◆ Directive: Retype only what runs from the beginning of the data through the line with "const timeEnd = 5.2;"; please omit the pictures and keep every line exact.

(Code that draws figures)

::::

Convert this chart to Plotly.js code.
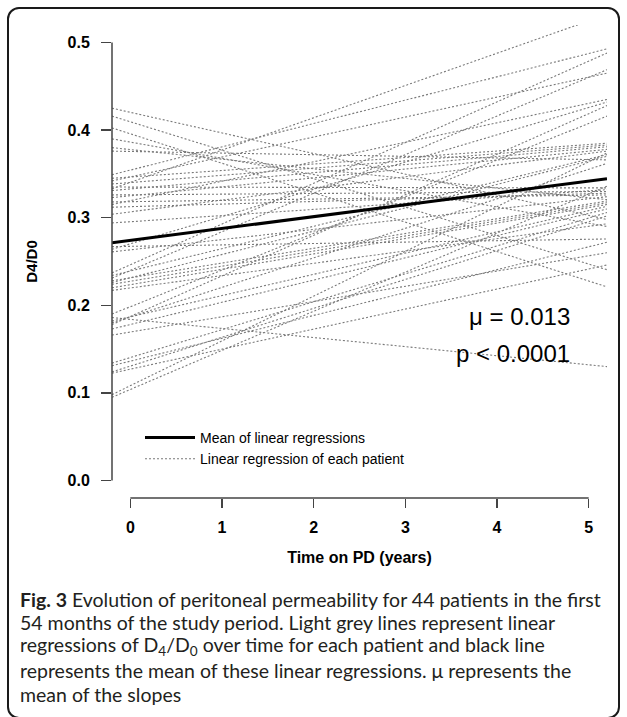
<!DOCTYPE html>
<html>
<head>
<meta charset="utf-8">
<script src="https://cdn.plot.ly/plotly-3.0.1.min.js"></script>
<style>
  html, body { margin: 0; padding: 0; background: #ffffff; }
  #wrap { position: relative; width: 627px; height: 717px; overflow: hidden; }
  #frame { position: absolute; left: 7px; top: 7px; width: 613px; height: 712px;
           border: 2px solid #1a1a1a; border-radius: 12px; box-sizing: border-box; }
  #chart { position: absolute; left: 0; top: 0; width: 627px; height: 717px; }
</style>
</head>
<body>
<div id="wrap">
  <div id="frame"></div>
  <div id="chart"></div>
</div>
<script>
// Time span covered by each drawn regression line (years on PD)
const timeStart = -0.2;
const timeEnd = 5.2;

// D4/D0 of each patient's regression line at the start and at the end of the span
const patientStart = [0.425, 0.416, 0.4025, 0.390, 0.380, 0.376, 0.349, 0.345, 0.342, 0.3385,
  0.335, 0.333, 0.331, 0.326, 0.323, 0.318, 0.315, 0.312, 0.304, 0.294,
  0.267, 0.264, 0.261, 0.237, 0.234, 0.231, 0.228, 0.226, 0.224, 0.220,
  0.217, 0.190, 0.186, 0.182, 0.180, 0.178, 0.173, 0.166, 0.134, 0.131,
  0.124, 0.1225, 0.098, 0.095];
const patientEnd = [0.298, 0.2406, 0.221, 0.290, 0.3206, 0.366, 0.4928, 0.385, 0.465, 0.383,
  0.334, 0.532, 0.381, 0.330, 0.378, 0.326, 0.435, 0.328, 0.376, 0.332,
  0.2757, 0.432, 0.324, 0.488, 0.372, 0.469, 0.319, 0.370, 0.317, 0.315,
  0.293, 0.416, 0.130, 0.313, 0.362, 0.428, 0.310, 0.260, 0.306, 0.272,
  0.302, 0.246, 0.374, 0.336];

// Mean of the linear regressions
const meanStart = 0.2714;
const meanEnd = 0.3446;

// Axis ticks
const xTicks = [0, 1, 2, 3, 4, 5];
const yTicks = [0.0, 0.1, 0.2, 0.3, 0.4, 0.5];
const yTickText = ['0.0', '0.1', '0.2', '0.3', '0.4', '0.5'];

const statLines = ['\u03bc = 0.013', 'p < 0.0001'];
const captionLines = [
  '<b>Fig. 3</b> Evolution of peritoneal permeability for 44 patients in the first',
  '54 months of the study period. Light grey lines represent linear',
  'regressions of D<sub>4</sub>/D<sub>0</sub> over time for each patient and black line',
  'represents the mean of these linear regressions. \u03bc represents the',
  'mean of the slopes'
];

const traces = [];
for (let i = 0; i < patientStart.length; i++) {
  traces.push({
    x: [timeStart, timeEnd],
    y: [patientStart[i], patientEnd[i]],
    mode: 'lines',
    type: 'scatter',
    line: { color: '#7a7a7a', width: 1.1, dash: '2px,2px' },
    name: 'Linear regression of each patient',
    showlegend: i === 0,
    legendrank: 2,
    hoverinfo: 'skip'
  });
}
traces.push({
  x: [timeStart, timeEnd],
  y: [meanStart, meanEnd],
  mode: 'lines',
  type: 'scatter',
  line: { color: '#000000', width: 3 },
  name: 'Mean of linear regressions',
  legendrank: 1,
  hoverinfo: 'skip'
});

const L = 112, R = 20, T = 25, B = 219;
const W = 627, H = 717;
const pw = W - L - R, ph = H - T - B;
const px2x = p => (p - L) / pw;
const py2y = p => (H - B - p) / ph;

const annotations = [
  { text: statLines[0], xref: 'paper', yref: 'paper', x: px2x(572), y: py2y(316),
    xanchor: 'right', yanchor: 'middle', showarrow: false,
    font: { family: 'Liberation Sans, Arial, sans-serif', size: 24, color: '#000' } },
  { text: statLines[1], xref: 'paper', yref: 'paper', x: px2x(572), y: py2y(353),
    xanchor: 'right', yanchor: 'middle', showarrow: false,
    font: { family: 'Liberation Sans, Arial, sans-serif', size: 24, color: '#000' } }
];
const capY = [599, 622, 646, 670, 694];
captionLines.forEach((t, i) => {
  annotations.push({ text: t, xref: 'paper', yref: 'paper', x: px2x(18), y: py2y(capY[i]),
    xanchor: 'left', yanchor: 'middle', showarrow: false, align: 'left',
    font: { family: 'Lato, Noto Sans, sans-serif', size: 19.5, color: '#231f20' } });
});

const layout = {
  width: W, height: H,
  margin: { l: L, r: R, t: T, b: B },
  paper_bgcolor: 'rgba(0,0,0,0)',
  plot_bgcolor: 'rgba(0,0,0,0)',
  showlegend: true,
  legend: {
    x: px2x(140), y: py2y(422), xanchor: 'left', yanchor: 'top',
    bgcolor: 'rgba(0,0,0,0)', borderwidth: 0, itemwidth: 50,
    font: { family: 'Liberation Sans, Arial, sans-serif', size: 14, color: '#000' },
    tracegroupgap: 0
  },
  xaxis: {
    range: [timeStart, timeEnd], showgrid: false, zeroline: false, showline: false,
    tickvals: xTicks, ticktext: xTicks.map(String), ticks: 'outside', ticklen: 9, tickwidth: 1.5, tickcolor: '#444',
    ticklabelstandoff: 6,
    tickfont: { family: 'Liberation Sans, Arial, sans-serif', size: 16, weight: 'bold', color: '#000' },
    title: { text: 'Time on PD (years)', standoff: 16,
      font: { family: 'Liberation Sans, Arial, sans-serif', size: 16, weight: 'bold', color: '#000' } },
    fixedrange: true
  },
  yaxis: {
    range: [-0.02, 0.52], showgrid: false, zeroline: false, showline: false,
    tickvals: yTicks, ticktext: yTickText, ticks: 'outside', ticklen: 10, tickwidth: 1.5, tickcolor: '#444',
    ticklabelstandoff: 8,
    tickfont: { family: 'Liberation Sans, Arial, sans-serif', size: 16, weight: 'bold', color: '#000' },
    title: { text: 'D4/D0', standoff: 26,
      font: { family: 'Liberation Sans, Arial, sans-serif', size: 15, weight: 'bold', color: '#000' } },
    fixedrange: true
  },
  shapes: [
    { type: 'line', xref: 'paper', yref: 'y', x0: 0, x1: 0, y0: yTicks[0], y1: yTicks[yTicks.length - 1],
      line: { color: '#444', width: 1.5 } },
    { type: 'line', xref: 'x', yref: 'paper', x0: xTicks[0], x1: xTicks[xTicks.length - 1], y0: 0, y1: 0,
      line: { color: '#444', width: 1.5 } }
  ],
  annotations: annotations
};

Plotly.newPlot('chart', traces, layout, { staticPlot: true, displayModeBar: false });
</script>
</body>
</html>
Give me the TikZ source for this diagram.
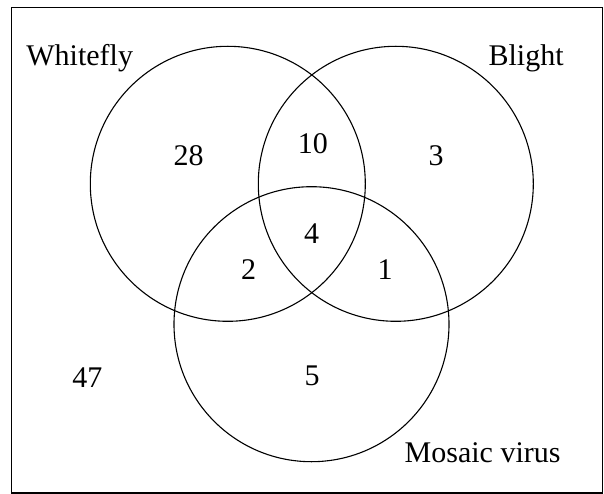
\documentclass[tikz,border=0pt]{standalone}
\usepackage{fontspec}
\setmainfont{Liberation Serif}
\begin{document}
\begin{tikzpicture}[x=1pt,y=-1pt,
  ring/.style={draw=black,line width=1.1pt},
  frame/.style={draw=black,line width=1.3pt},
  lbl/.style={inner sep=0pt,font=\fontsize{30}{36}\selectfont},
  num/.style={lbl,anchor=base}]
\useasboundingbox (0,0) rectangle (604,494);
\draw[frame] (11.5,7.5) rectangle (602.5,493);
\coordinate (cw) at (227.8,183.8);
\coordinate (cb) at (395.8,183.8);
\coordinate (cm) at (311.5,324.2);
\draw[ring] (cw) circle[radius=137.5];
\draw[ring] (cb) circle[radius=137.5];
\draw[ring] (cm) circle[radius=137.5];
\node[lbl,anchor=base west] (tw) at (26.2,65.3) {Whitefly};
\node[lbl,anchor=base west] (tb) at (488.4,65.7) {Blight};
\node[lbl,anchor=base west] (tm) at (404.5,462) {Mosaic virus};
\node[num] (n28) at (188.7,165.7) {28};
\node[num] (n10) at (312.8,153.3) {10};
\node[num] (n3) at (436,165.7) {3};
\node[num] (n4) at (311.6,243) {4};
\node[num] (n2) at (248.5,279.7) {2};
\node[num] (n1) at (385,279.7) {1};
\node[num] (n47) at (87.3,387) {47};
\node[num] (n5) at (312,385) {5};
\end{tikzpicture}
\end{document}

::::

◆ Response to this exercise:
Convert this chart to Plotly.js code.
<!DOCTYPE html>
<html>
<head>
<meta charset="utf-8">
<script src="https://cdn.plot.ly/plotly-3.0.1.min.js"></script>
<style>
  html, body { margin: 0; padding: 0; background: #ffffff; }
  #wrap { position: relative; width: 627px; height: 717px; overflow: hidden; }
  #frame { position: absolute; left: 7px; top: 7px; width: 613px; height: 712px;
           border: 2px solid #1a1a1a; border-radius: 12px; box-sizing: border-box; }
  #chart { position: absolute; left: 0; top: 0; width: 627px; height: 717px; }
</style>
</head>
<body>
<div id="wrap">
  <div id="frame"></div>
  <div id="chart"></div>
</div>
<script>
// Time span covered by each drawn regression line (years on PD)
const timeStart = -0.2;
const timeEnd = 5.2;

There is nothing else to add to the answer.